Deborah Dickson-Smith eschews more well-known Asian fare on offer and goes in search of modern Taiwanese cuisine.
Until the mid-’90s, most of us here in the western world knew very little of Taiwanese cuisine.
Eating Asian more often than not meant Chinese, Thai or Japanese. But it was around this point in time that we all started falling in love with Taiwan’s most famous culinary export: steamed dumplings.
They even spawned a culinary conglomerate of sorts: cooking oil retailer Din Tai Fung transformed itself from shop-front to sophisticated restaurant back in 1972 when it started serving traditional Taiwanese xiao long bao (steamed dumplings).
In 1993 Din Tai Fung was rated among the top 10 restaurants in the world by The New York Times; by 2010 it had been awarded its first Michelin star.
There are now over 90 branches worldwide, as far afield as Seattle, Singapore and Sydney. But Taiwanese cuisine is more diverse and sophisticated than just dumplings (as delicious as they are).
A short visit to Taipei soon reveals just how innovative Taiwanese cuisine really is. Here, three different ways to sample the wares.
Located next door to the National Palace Museum, Silks Palace serves up a nine-course degustation that is literally a work of art: the Imperial Treasures Feast is a series of dishes inspired by the famous masterpieces that hang in the museum’s collection.
One particularly important piece, Jadeite Cabbage with Insects, dates back to the Ch’ing dynasty and is represented in edible form by a dish consisting of bok choy, cooked in chicken and ham broth and served with a sprinkling of dried shrimp, representing the insects.
Then there is the Buddha’s Tureen in Ting Cauldron with String Decoration, a three-legged copperware cauldron with a half-dome cover and three decorative rings; Silks Palace serves little replicas of the cauldron filled with a dish delightfully titled Buddha jumps over the wall, a highly complex soup that takes two days to create and contains quail eggs, bamboo shoots, scallops, sea cucumber, abalone, chicken, ham, pork, mushroom and taro.

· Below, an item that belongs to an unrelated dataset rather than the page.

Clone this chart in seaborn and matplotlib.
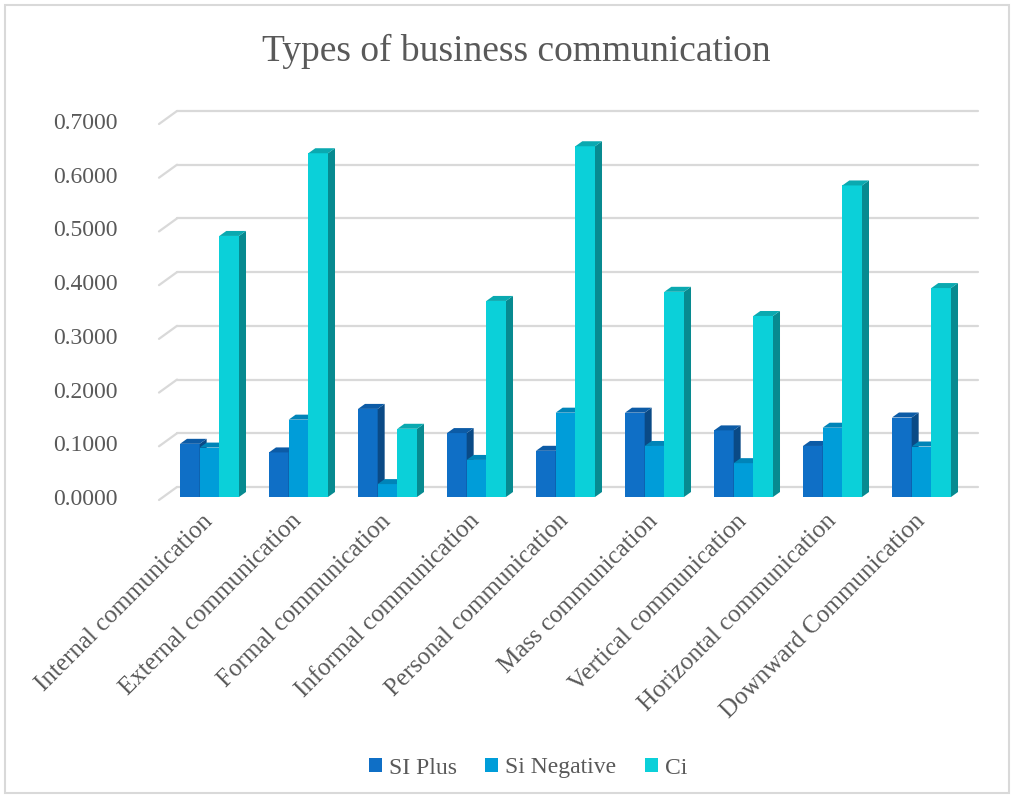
import numpy as np
import pandas as pd
import matplotlib
matplotlib.use("Agg")
import matplotlib.pyplot as plt
import seaborn as sns
from matplotlib.patches import Polygon, Rectangle, Patch
from matplotlib.transforms import ScaledTranslation, blended_transform_factory

# ---------------- data ----------------
categories = ["Internal communication", "External communication", "Formal communication",
              "Informal communication", "Personal communication", "Mass communication",
              "Vertical communication", "Horizontal communication", "Downward Communication"]
series_names = ["SI Plus", "Si Negative", "Ci"]
si_plus = [0.099, 0.083, 0.164, 0.119, 0.086, 0.157, 0.124, 0.095, 0.148]
si_negative = [0.092, 0.144, 0.024, 0.069, 0.157, 0.095, 0.063, 0.129, 0.094]
ci = [0.486, 0.640, 0.127, 0.365, 0.653, 0.382, 0.337, 0.580, 0.389]
y_ticks = [0.0, 0.1, 0.2, 0.3, 0.4, 0.5, 0.6, 0.7]
title = "Types of business communication"

# ---------------- styles ----------------
front_colors = ["#0F6FC6", "#009DD9", "#0BD0D9"]
side_colors = ["#0A4A86", "#006E9A", "#078A90"]
top_colors = ["#0C5BA6", "#0084B8", "#0AA9B0"]
text_color = "#595959"
grid_color = "#D9D9D9"

df = pd.DataFrame({"category": categories, "SI Plus": si_plus,
                   "Si Negative": si_negative, "Ci": ci})
long = df.melt(id_vars="category", var_name="series", value_name="value")

sns.set_theme(style="white")
plt.rcParams["font.family"] = ["Liberation Serif", "DejaVu Serif"]

W, H, DPI = 1014, 798, 100
fig = plt.figure(figsize=(W / DPI, H / DPI), dpi=DPI)

# axes placement (pixels)
ax_left, ax_right, ax_bottom, ax_top = 165, 966, 497, 121
ax = fig.add_axes([ax_left / W, 1 - ax_bottom / H, (ax_right - ax_left) / W, (ax_bottom - ax_top) / H])

sns.barplot(data=long, x="category", y="value", hue="series", hue_order=series_names,
            palette=front_colors, width=0.663, gap=0, ax=ax, legend=False,
            linewidth=0, edgecolor="none", saturation=1)

ax.set_xlim(-0.5, len(categories) - 0.5)
ax.set_ylim(0, 0.7)
for s in ax.spines.values():
    s.set_visible(False)
ax.set_xlabel("")
ax.set_ylabel("")
ax.set_yticks(y_ticks)
ax.set_yticklabels([f"{v:.4f}" for v in y_ticks])
ax.tick_params(axis="y", length=0, pad=34, labelsize=17, labelcolor=text_color)
ax.tick_params(axis="x", length=0, pad=15, labelsize=18, labelcolor=text_color)
for lab in ax.get_xticklabels():
    lab.set_rotation(45)
    lab.set_ha("right")
    lab.set_va("center")
    lab.set_rotation_mode("anchor")
ax.grid(False)

# 3D-like back-wall gridlines with left diagonals
def px(dx, dy):
    return ScaledTranslation(dx / DPI, -dy / DPI, fig.dpi_scale_trans)

blend = blended_transform_factory(ax.transAxes, ax.transData)
for v in y_ticks:
    ax.plot([0, 1], [v, v], transform=blend + px(12, -10), color=grid_color,
            lw=1.6, zorder=0.5, clip_on=False)
    p0 = (blend + px(-6, 3)).transform((0, v))
    p1 = (blend + px(12, -10)).transform((0, v))
    ax.add_line(matplotlib.lines.Line2D([p0[0], p1[0]], [p0[1], p1[1]], transform=None,
                                        color=grid_color, lw=1.6, zorder=0.5, clip_on=False))

# 3D sides and tops of the bars
fig.canvas.draw()
ddx, ddy = 7, 5  # depth in pixels
for i, cont in enumerate(ax.containers):
    for bar in cont:
        bar.set_zorder(3 + i)
        x0, y0 = bar.get_x(), bar.get_y()
        w, h = bar.get_width(), bar.get_height()
        (xa, ya) = ax.transData.transform((x0, y0))
        (xb, yb) = ax.transData.transform((x0 + w, y0 + h))
        side = Polygon([(xb, ya), (xb + ddx, ya + ddy), (xb + ddx, yb + ddy), (xb, yb)],
                       closed=True, transform=None, facecolor=side_colors[i],
                       edgecolor="none", zorder=3 + i, clip_on=False)
        top = Polygon([(xa, yb), (xb, yb), (xb + ddx, yb + ddy), (xa + ddx, yb + ddy)],
                      closed=True, transform=None, facecolor=top_colors[i],
                      edgecolor="none", zorder=3 + i, clip_on=False)
        ax.add_artist(side)
        ax.add_artist(top)

# title
fig.text(516 / W, 1 - 51 / H, title, ha="center", va="center", fontsize=27, color=text_color)

# legend
handles = [Patch(facecolor=c, edgecolor="none", label=n) for c, n in zip(front_colors, series_names)]
fig.legend(handles=handles, loc="center", bbox_to_anchor=(528 / W, 1 - 768 / H), ncol=3,
           frameon=False, fontsize=17, labelcolor=text_color, handlelength=0.55,
           handleheight=0.55, handletextpad=0.3, columnspacing=1.2)

# figure border
fig.add_artist(Rectangle((5 / W, 5 / H), 1004 / W, 788 / H, transform=fig.transFigure,
                         fill=False, edgecolor=grid_color, lw=1.5))

fig.savefig("out.png", dpi=DPI, facecolor="white")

Sitting next to a waterfall on the steep slopes of Xizhi Mountain on Taipei’s outskirts, Shi-Yang Culture Restaurant is run by zen master Lin Pin-Hui and staffed by his students, who cook and serve up a 10-course meal with all the grace and ceremony one would expect from Buddhist priests.
Both the food and the layout of the restaurant are a reflection of Taiwan’s mixed heritage. It is both Chinese and Japanese, but neither at the same time.
The dishes here are simple and beautifully presented, with a menu that changes daily depending on what the master decides to offer up and what is available at the market.
The pièce de résistance is a chicken soup with blossoming lotus flower; served in a large black pot, the lotus bloom is placed on top of the dish just as it is being served so that it opens in front of us through the steam.
Wonmi is the brainchild of young entrepreneur Kevin Wu, farmer and head chef, who is passionate about sustainable food production.
Here, he aims to bridge a better understanding between producers and restaurant-goers by adhering to his motto: direct from farm to table.
Wu sources the best of local organic produce directly from farmers, including his own pigs, and prepares simple dishes that allow his diners to enjoy the natural flavours of the fresh ingredients.
The pork is butchered and prepared in the restaurant and any fresh produce not used each day is sold to customers in his adjoining mini market. Our meal starts with simply prepared tofu, bamboo shoots, little bowls of soybeans and rice noodles with fungi wrapped in steamed cabbage leaves, followed by a juicy selection of steamed fresh vegetables and pork fillet, so tender it melts in the mouth.